La tension, la colère même, était tout aussi palpable chez le Collectif des Antillais, Guyanais, Réunionnais, qui voulait saisir les ministères de la Culture et de l’Outre Mer. Il appelait, comme plusieurs autres associations, à un « rassemblement mercredi 12 au matin, avant 10h pour réagir à l’exposition des objets et archives à la Maison de vente Chenu-Scrive-Bérard, 6, rue Marcel-Rivière, 69002 Lyon », peut-on lire sur leur site. De son côté, Afrikara expliquait dans un communiqué, que nous avons reçu ce lundi, vouloir « alerter l’opinion publique et les décideurs, Mme Taubira (députée de la Guyane, ndlr), et autres parties responsables et visibles pour obtenir l’interdiction ou au moins la suspension de la vente des archives de la traite négrière ».

Lyon. Le lieu même de la vente a suscité, pour certains, une spéculation. Pour Afrikara, le choix de cette ville n’était pas anodin : « Les villes de provinces sont plus tranquilles que la capitale, et une manifestation politique et revendicative de personnes à Lyon ne pouvait guère défrayer la chronique », indique Ze Belinga l’un des pères de l’association.

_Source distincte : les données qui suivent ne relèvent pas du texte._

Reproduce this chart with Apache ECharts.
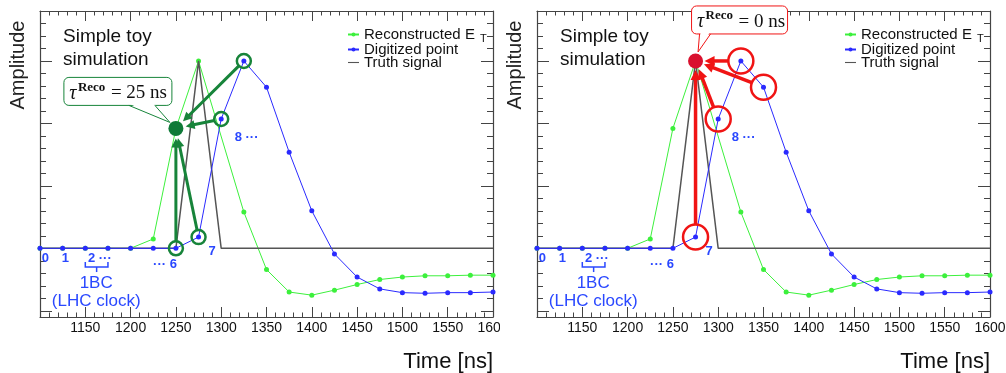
<!DOCTYPE html>
<html>
<head>
<meta charset="utf-8">
<script src="https://cdn.jsdelivr.net/npm/echarts@6/dist/echarts.min.js"></script>
<style>
  html, body { margin: 0; padding: 0; background: #fff; }
  #wrap { position: relative; width: 1006px; height: 373px; overflow: hidden; }
  .pane { position: absolute; top: 0; height: 373px; overflow: hidden; }
  #left { left: 0; width: 500px; }
  #right { left: 500px; width: 506px; }
</style>
</head>
<body>
<div id="wrap">
  <div id="left" class="pane"></div>
  <div id="right" class="pane"></div>
</div>
<script>
const FONT = '"Liberation Sans", Arial, sans-serif'
const SERIF = '"Liberation Serif", "DejaVu Serif", serif'
const FRAME = '#444'
const GREEN = '#3cf03c'
const BLUE = '#2a2aff'
const LABEL_BLUE = '#2a48ff'

// sampling times, one every 25 ns (1 BC)
const times = [1100, 1125, 1150, 1175, 1200, 1225, 1250, 1275, 1300, 1325, 1350,
  1375, 1400, 1425, 1450, 1475, 1500, 1525, 1550, 1575, 1600]
const digitized = [0, 0, 0, 0, 0, 0, 0, 0.18, 2.07, 3.0, 2.58,
  1.54, 0.6, -0.09, -0.46, -0.65, -0.71, -0.72, -0.71, -0.71, -0.7]
const reconstructed = [0, 0, 0, 0, 0, 0.15, 1.92, 3.0, null, 0.58, -0.34,
  -0.7, -0.75, -0.67, -0.58, -0.5, -0.46, -0.44, -0.44, -0.43, -0.43]
const truthTimes = [1100, 1250, 1275, 1300, 1600]
const truthValues = [0, 0, 3.0, 0, 0]

// blue bunch-crossing labels
const bcLabels = ['0', '1', '2 \u00b7\u00b7\u00b7', '\u00b7\u00b7\u00b7 6', '7', '8 \u00b7\u00b7\u00b7']
const bcLabelTimes = [1106, 1128, 1166, 1238, 1290, 1328]
const bcLabelAmps = [-0.16, -0.16, -0.16, -0.26, -0.05, 1.78]

const Y_MIN = -1.1
const Y_MAX = 3.8
const yMajor = [-1, 0, 1, 2, 3]
const yMinor = []
for (let v = -1; v <= 3.81; v += 0.2) yMinor.push(Math.round(v * 10) / 10)

function buildOption(gridLeft, gridRight) {
  const xBase = {
    type: 'value', min: 1100, max: 1600, interval: 50,
    splitLine: { show: false },
    axisLine: { show: true, onZero: false, lineStyle: { color: FRAME, width: 1.2 } },
    axisTick: { inside: true, length: 10, lineStyle: { color: FRAME } },
    minorTick: { show: true, splitNumber: 5, length: 4.5, lineStyle: { color: FRAME } },
  }
  const yBase = {
    type: 'value', min: Y_MIN, max: Y_MAX,
    splitLine: { show: false },
    axisLabel: { show: false },
  }
  const frameLine = { show: true, onZero: false, lineStyle: { color: FRAME, width: 1.2 } }
  const noLine = { show: false, onZero: false }
  // ROOT-like frame: major and minor ticks on all four sides, pointing inwards
  return {
    animation: false,
    grid: { left: gridLeft, right: gridRight, top: 11, bottom: 56, outerBoundsMode: 'none', containLabel: false },
    xAxis: [
      { ...xBase, position: 'bottom',
        axisLabel: { showMinLabel: false, margin: 4, fontFamily: FONT, fontSize: 14, color: '#111', formatter: v => String(v) } },
      { ...xBase, position: 'top', axisLabel: { show: false } },
    ],
    yAxis: [
      { ...yBase, position: 'left', axisLine: frameLine,
        axisTick: { inside: true, length: 12, customValues: yMajor, lineStyle: { color: FRAME } } },
      { ...yBase, position: 'left', axisLine: noLine,
        axisTick: { show: true, inside: true, length: 6, customValues: yMinor, lineStyle: { color: FRAME } } },
      { ...yBase, position: 'right', axisLine: frameLine,
        axisTick: { inside: true, length: 12, customValues: yMajor, lineStyle: { color: FRAME } } },
      { ...yBase, position: 'right', axisLine: noLine,
        axisTick: { show: true, inside: true, length: 6, customValues: yMinor, lineStyle: { color: FRAME } } },
    ],
    legend: {
      orient: 'vertical', left: gridLeft + 307, top: 27, padding: 0, itemGap: -2,
      itemWidth: 11, itemHeight: 5, selectedMode: false,
      data: [
        { name: 'Reconstructed E_T' },
        { name: 'Digitized point' },
        { name: 'Truth signal', icon: 'path://M0,0h20v2h-20z' },
      ],
      formatter: n => (n === 'Reconstructed E_T' ? 'Reconstructed E{sub|T}' : n),
      textStyle: {
        fontFamily: FONT, fontSize: 15, lineHeight: 13, color: '#111',
        rich: { sub: { fontFamily: FONT, fontSize: 11, padding: [8, 0, 0, 5] } },
      },
    },
    series: [
      {
        name: 'Reconstructed E_T', type: 'line', z: 2, connectNulls: true,
        data: times.map((t, i) => [t, reconstructed[i]]),
        symbol: 'circle', symbolSize: 5,
        itemStyle: { color: GREEN }, lineStyle: { color: GREEN, width: 1 },
      },
      {
        name: 'Truth signal', type: 'line', z: 3,
        data: truthTimes.map((t, i) => [t, truthValues[i]]),
        symbol: 'none', itemStyle: { color: '#555' }, lineStyle: { color: '#555', width: 1.5 },
      },
      {
        name: 'Digitized point', type: 'line', z: 4,
        data: times.map((t, i) => [t, digitized[i]]),
        symbol: 'circle', symbolSize: 5,
        itemStyle: { color: BLUE }, lineStyle: { color: BLUE, width: 1 },
      },
    ],
  }
}

function arrow(p, q, color, w, head, hw) {
  const dx = q[0] - p[0], dy = q[1] - p[1]
  const L = Math.hypot(dx, dy), ux = dx / L, uy = dy / L
  const bx = q[0] - ux * head, by = q[1] - uy * head
  return [
    { type: 'line', z: 100, shape: { x1: p[0], y1: p[1], x2: bx + ux, y2: by + uy },
      style: { stroke: color, lineWidth: w } },
    { type: 'polygon', z: 100,
      shape: { points: [[q[0], q[1]], [bx - uy * hw, by + ux * hw], [bx + uy * hw, by - ux * hw]] },
      style: { fill: color } },
  ]
}

function commonGraphics(chart, gridLeft) {
  const px = (t, a) => chart.convertToPixel({ seriesIndex: 0 }, [t, a])
  const g = []
  g.push({ type: 'text', z: 100, left: gridLeft + 23, top: 25,
    style: { text: 'Simple toy\nsimulation', fontFamily: FONT, fontSize: 19, lineHeight: 23, fill: '#111' } })
  g.push({ type: 'text', z: 100, x: gridLeft - 22, y: 65, rotation: Math.PI / 2,
    style: { text: 'Amplitude', fontFamily: FONT, fontSize: 20, fill: '#222', align: 'center', verticalAlign: 'middle' } })
  g.push({ type: 'text', z: 100, x: px(1600, 0)[0], y: 362,
    style: { text: 'Time [ns]', fontFamily: FONT, fontSize: 22, fill: '#111', align: 'right', verticalAlign: 'middle' } })
  bcLabels.forEach((s, i) => {
    const p = px(bcLabelTimes[i], bcLabelAmps[i])
    g.push({ type: 'text', z: 100, x: p[0], y: p[1],
      style: { text: s, fontFamily: FONT, fontSize: 13, fontWeight: 'bold', fill: LABEL_BLUE, align: 'center', verticalAlign: 'middle' } })
  })
  // brace spanning one bunch crossing (1150-1175 ns)
  const b1 = px(1150, -0.22), b2 = px(1175, -0.3), bm = px(1162.5, -0.38)
  g.push({ type: 'polyline', z: 100, shape: { points: [[b1[0], b1[1]], [b1[0], b2[1]], [b2[0], b2[1]], [b2[0], b1[1]]] },
    style: { stroke: LABEL_BLUE, lineWidth: 1.5, fill: null } })
  g.push({ type: 'line', z: 100, shape: { x1: bm[0], y1: b2[1], x2: bm[0], y2: bm[1] },
    style: { stroke: LABEL_BLUE, lineWidth: 1.5 } })
  const c1 = px(1162, -0.56), c2 = px(1162, -0.85)
  g.push({ type: 'text', z: 100, x: c1[0], y: c1[1],
    style: { text: '1BC', fontFamily: FONT, fontSize: 17, fill: LABEL_BLUE, align: 'center', verticalAlign: 'middle' } })
  g.push({ type: 'text', z: 100, x: c2[0], y: c2[1],
    style: { text: '(LHC clock)', fontFamily: FONT, fontSize: 17, fill: LABEL_BLUE, align: 'center', verticalAlign: 'middle' } })
  return { g, px }
}

function callout(g, D, box, tail, color, value) {
  g.push({ type: 'rect', z: 101, shape: { x: D[0] + box[0], y: D[1] + box[1], width: box[2], height: box[3], r: 5 },
    style: { fill: '#fff', stroke: color, lineWidth: 1 } })
  const pts = tail.map(q => [D[0] + q[0], D[1] + q[1]])
  g.push({ type: 'polygon', z: 102, shape: { points: [[pts[0][0] + 1, pts[0][1] - 1.5], pts[1], [pts[2][0] - 1, pts[2][1] - 1.5]] },
    style: { fill: '#fff' } })
  g.push({ type: 'polyline', z: 103, shape: { points: pts }, style: { stroke: color, lineWidth: 1, fill: null } })
  const bx = D[0] + box[0], by = D[1] + box[1]
  g.push({ type: 'text', z: 104, x: bx + 9, y: by + 16,
    style: { text: '\u03c4', fontFamily: SERIF, fontSize: 20, fontStyle: 'italic', fill: '#111', align: 'center', verticalAlign: 'middle' } })
  g.push({ type: 'text', z: 104, x: bx + 14, y: by + 10,
    style: { text: 'Reco', fontFamily: SERIF, fontSize: 13, fontWeight: 'bold', fill: '#111', align: 'left', verticalAlign: 'middle' } })
  g.push({ type: 'text', z: 104, x: bx + 47, y: by + 16,
    style: { text: '= ' + value, fontFamily: SERIF, fontSize: 19, fill: '#111', align: 'left', verticalAlign: 'middle' } })
}

function towards(c, d, r1, r2) {
  const dx = d[0] - c[0], dy = d[1] - c[1], L = Math.hypot(dx, dy)
  return [[c[0] + dx / L * r1, c[1] + dy / L * r1], [d[0] - dx / L * r2, d[1] - dy / L * r2]]
}

// left pane: reconstruction at 1250 ns
const left = echarts.init(document.getElementById('left'), null, { renderer: 'canvas' })
left.setOption(buildOption(40, 7))
{
  const { g, px } = commonGraphics(left, 40)
  const DG = '#17843a'
  const D = px(times[6], reconstructed[6])
  ;[6, 7, 8, 9].forEach(i => {
    const c = px(times[i], digitized[i])
    g.push({ type: 'circle', z: 100, shape: { cx: c[0], cy: c[1], r: 7 }, style: { fill: null, stroke: DG, lineWidth: 2.5 } })
    const [a, b] = towards(c, D, 7, 10)
    arrow(a, b, DG, 3, 9, 4.5).forEach(e => g.push(e))
  })
  g.push({ type: 'circle', z: 101, shape: { cx: D[0], cy: D[1], r: 7.5 }, style: { fill: '#0f7a38' } })
  callout(g, D, [-112, -51, 108, 28], [[-47, -23], [-6, -6], [-21, -23]], DG, '25 ns')
  left.setOption({ graphic: g })
}

// right pane: reconstruction at 1275 ns
const right = echarts.init(document.getElementById('right'), null, { renderer: 'canvas' })
right.setOption(buildOption(37, 16))
{
  const { g, px } = commonGraphics(right, 37)
  const RD = '#f01414'
  const D = px(times[7], reconstructed[7])
  ;[7, 8, 9, 10].forEach(i => {
    const c = px(times[i], digitized[i])
    g.push({ type: 'circle', z: 100, shape: { cx: c[0], cy: c[1], r: 12.5 }, style: { fill: null, stroke: RD, lineWidth: 2.5 } })
    const [a, b] = towards(c, D, 12.5, 9)
    arrow(a, b, RD, 3.5, 10, 5).forEach(e => g.push(e))
  })
  g.push({ type: 'circle', z: 101, shape: { cx: D[0], cy: D[1], r: 7.5 }, style: { fill: '#d9102e' } })
  callout(g, D, [-4, -55, 96, 28], [[4, -27], [2.5, -9], [15, -27]], RD, '0 ns')
  right.setOption({ graphic: g })
}
</script>
</body>
</html>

Une manifestation mettrait en péril la sauvegarde des documents

Au final, des responsables associatifs ont contacté Alain Ajasse, dont le nom est cité comme contact pour ces enchères, pour protester. « L’un des interlocuteurs s’est montré très agressif et refusait d’entendre ce que je lui expliquais. J’ai fini par lui dire que ce n’était pas moi qui vendais, que je n’y étais pour rien et qu’il devait contacter le commissaire priseur », raconte l’expert.

Et de mettre en garde contre la tenue de la manifestation : « Si elle est maintenue, les enchères risquent d’être suspendues et les documents seront remis à leurs propriétaires, qui les vendront alors sur le marché parallèle ou les brûleront ». Une responsable du Collectif des Antillais, Guyanais, Réunionnais explique que la tenue ou non de la manifestation fait l’objet de discussions au sommet, « les choses n’étant pas très claires ». Une fois les enchères terminées, si elles ont bien lieu, les archives seront visibles par le public à Bordeaux, Nantes ou encore Paris, selon l’origine des armateurs. Un choix stratégique pour éviter la surcharge des archives nationales en renvoyant les documents aux archives locales.